→ **Material provided**:

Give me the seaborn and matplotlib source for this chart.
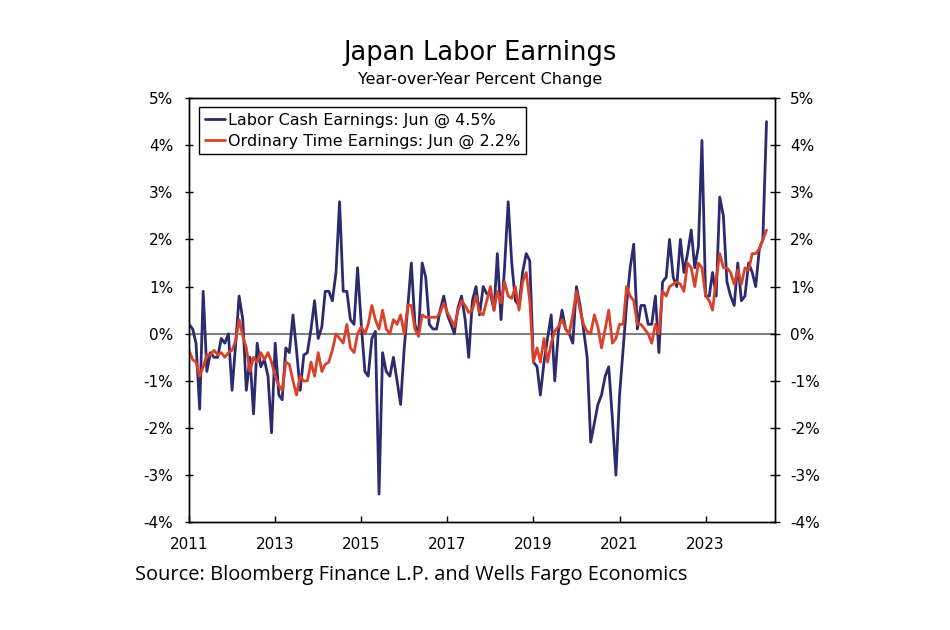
import pandas as pd
import numpy as np
import matplotlib.pyplot as plt
import matplotlib.ticker as ticker
import seaborn as sns

# monthly YoY % change, Jan 2011 .. Jun 2024
labor_cash = [
    0.2, 0.1, -0.2, -1.6, 0.9, -0.8, -0.4, -0.5, -0.5, -0.1, -0.2, 0.0,       # 2011
    -1.2, -0.2, 0.8, 0.3, -1.2, -0.5, -1.7, -0.2, -0.7, -0.55, -0.9, -2.1,    # 2012
    -0.2, -1.3, -1.4, -0.3, -0.4, 0.4, -0.35, -1.2, -0.45, -0.4, 0.1, 0.7,    # 2013
    -0.1, 0.15, 0.9, 0.9, 0.7, 1.3, 2.8, 0.9, 0.9, 0.3, 0.2, 1.4,             # 2014
    0.2, -0.8, -0.9, -0.1, 0.05, -3.4, -0.4, -0.8, -0.9, -0.5, -1.0, -1.5,    # 2015
    -0.3, 0.6, 1.5, 0.2, -0.05, 1.5, 1.2, 0.2, 0.1, 0.1, 0.5, 0.8,            # 2016
    0.4, 0.2, 0.0, 0.55, 0.8, 0.3, -0.5, 0.7, 1.0, 0.4, 1.0, 0.85,            # 2017
    0.85, 0.5, 1.7, 0.3, 1.4, 2.8, 1.5, 0.7, 0.6, 1.3, 1.7, 1.55,             # 2018
    -0.6, -0.7, -1.3, -0.6, -0.1, 0.4, -1.0, 0.05, 0.5, 0.1, 0.0, -0.2,       # 2019
    1.0, 0.6, 0.1, -0.5, -2.3, -1.9, -1.5, -1.3, -0.9, -0.7, -1.8, -3.0,      # 2020
    -1.3, -0.3, 0.6, 1.4, 1.9, 0.1, 0.6, 0.6, 0.2, 0.2, 0.8, -0.4,            # 2021
    1.1, 1.2, 2.0, 1.2, 1.0, 2.0, 1.3, 1.7, 2.2, 1.4, 1.85, 4.1,              # 2022
    0.8, 0.8, 1.3, 0.8, 2.9, 2.5, 1.1, 0.8, 0.6, 1.5, 0.7, 0.8,               # 2023
    1.5, 1.3, 1.0, 1.8, 2.0, 4.5,                                             # 2024
]
ordinary_time = [
    -0.35, -0.55, -0.6, -0.9, -0.7, -0.45, -0.45, -0.35, -0.45, -0.4, -0.5, -0.4,  # 2011
    -0.35, -0.15, 0.3, -0.05, -0.3, -0.8, -0.5, -0.6, -0.4, -0.55, -0.4, -0.6, # 2012
    -0.9, -1.1, -1.2, -0.6, -0.65, -1.0, -1.3, -0.9, -1.0, -1.0, -0.6, -0.9,  # 2013
    -0.4, -0.8, -0.65, -0.6, -0.35, 0.0, -0.1, -0.2, 0.2, -0.3, -0.4, 0.0,    # 2014
    0.15, 0.0, 0.2, 0.6, 0.3, 0.1, 0.5, 0.1, 0.0, 0.3, 0.2, 0.4,              # 2015
    0.0, 0.6, 0.6, 0.1, -0.05, 0.4, 0.35, 0.35, 0.35, 0.35, 0.45, 0.65,       # 2016
    0.45, 0.3, 0.15, 0.5, 0.7, 0.6, 0.45, 0.5, 0.8, 0.45, 0.4, 0.7,           # 2017
    1.0, 0.5, 0.9, 0.65, 1.1, 0.8, 0.75, 1.0, 0.5, 1.1, 1.3, 0.7,             # 2018
    -0.6, -0.3, -0.6, -0.1, -0.6, -0.2, 0.05, 0.15, 0.3, 0.1, 0.0, 0.4,       # 2019
    0.9, 0.5, 0.2, 0.05, 0.0, 0.4, 0.15, -0.3, 0.1, 0.5, -0.2, -0.1,          # 2020
    0.2, 0.2, 1.0, 0.8, 0.7, 0.2, 0.2, 0.1, 0.0, -0.2, 0.2, 0.0,              # 2021
    0.9, 0.8, 1.0, 1.05, 1.1, 1.05, 0.9, 1.5, 1.4, 1.0, 1.5, 1.4,             # 2022
    0.8, 0.7, 0.5, 1.15, 1.7, 1.4, 1.4, 1.3, 1.05, 1.35, 1.05, 1.4,           # 2023
    1.35, 1.7, 1.7, 1.8, 2.0, 2.2,                                            # 2024
]
labels = ['Labor Cash Earnings: Jun @ 4.5%', 'Ordinary Time Earnings: Jun @ 2.2%']
y_ticks = [-4, -3, -2, -1, 0, 1, 2, 3, 4, 5]
x_years = [2011, 2013, 2015, 2017, 2019, 2021, 2023]

dates = pd.date_range('2011-01-01', periods=len(labor_cash), freq='MS')
df = pd.concat([
    pd.DataFrame({'date': dates, 'value': labor_cash, 'series': labels[0]}),
    pd.DataFrame({'date': dates, 'value': ordinary_time, 'series': labels[1]}),
])

sns.set_theme(style="ticks")
plt.rcParams['font.family'] = ['DejaVu Sans']
plt.rcParams['text.color'] = 'black'
plt.rcParams['xtick.color'] = 'black'
plt.rcParams['ytick.color'] = 'black'
palette = ['#2E2A6E', '#DA4129']

fig = plt.figure(figsize=(9.5, 6.3), dpi=100)
ax = fig.add_axes([0.199, 0.1709, 0.6168, 0.6735])

ax.axhline(0, color='#808080', lw=1.5, zorder=1)
sns.lineplot(data=df, x='date', y='value', hue='series', palette=palette,
             lw=2.0, ax=ax, zorder=3)

ax.set_xlim(pd.Timestamp('2011-01-01'), pd.Timestamp('2024-08-12'))
ax.set_ylim(-4, 5)
ax.set_xticks([pd.Timestamp(f'{y}-01-01') for y in x_years])
ax.set_xticklabels([str(y) for y in x_years], fontsize=11)
ax.set_yticks(y_ticks)
ax.yaxis.set_major_formatter(ticker.FuncFormatter(lambda v, p: f'{v:.0f}%'))
ax.tick_params(axis='y', labelsize=11, direction='inout', length=6, width=1, pad=8.5)
ax.tick_params(axis='x', direction='in', length=4, width=1, pad=10.5)
ax.set_xlabel('')
ax.set_ylabel('')
for s in ax.spines.values():
    s.set_color('black')
    s.set_linewidth(1)

ax2 = ax.twinx()
ax2.set_ylim(-4, 5)
ax2.set_yticks(y_ticks)
ax2.yaxis.set_major_formatter(ticker.FuncFormatter(lambda v, p: f'{v:.0f}%'))
ax2.tick_params(axis='y', labelsize=11, direction='inout', length=6.5, width=1, pad=7.5)
for s in ax2.spines.values():
    s.set_color('black')
    s.set_linewidth(1)

handles, _ = ax.get_legend_handles_labels()
leg = ax.legend(handles, labels, loc='upper left', bbox_to_anchor=(0.017, 0.979),
                fontsize=11.5, frameon=True, fancybox=False, handlelength=1.25,
                handletextpad=0.2, borderpad=0.35, labelspacing=0.35,
                borderaxespad=0)
leg.get_frame().set_edgecolor('black')
leg.get_frame().set_linewidth(1)
leg.get_frame().set_alpha(1)
for h in leg.get_lines():
    h.set_linewidth(2.0)

fig.text(0.505, 0.916, 'Japan Labor Earnings', ha='center', va='center', fontsize=18.5)
fig.text(0.505, 0.874, 'Year-over-Year Percent Change', ha='center', va='center', fontsize=11.5)
fig.text(0.142, 0.087, 'Source: Bloomberg Finance L.P. and Wells Fargo Economics',
         ha='left', va='center', fontsize=14.4, family=['Open Sans', 'DejaVu Sans'])

fig.savefig('out.png', dpi=100)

→ **Exercise objective**: Only the lines from the top of the data through the line with "import seaborn as sns" should be quoted, exactly and with both ends kept; skip the pictures.

→ **Completed exercise**:
Give me the seaborn and matplotlib source for this chart.
import pandas as pd
import numpy as np
import matplotlib.pyplot as plt
import matplotlib.ticker as ticker
import seaborn as sns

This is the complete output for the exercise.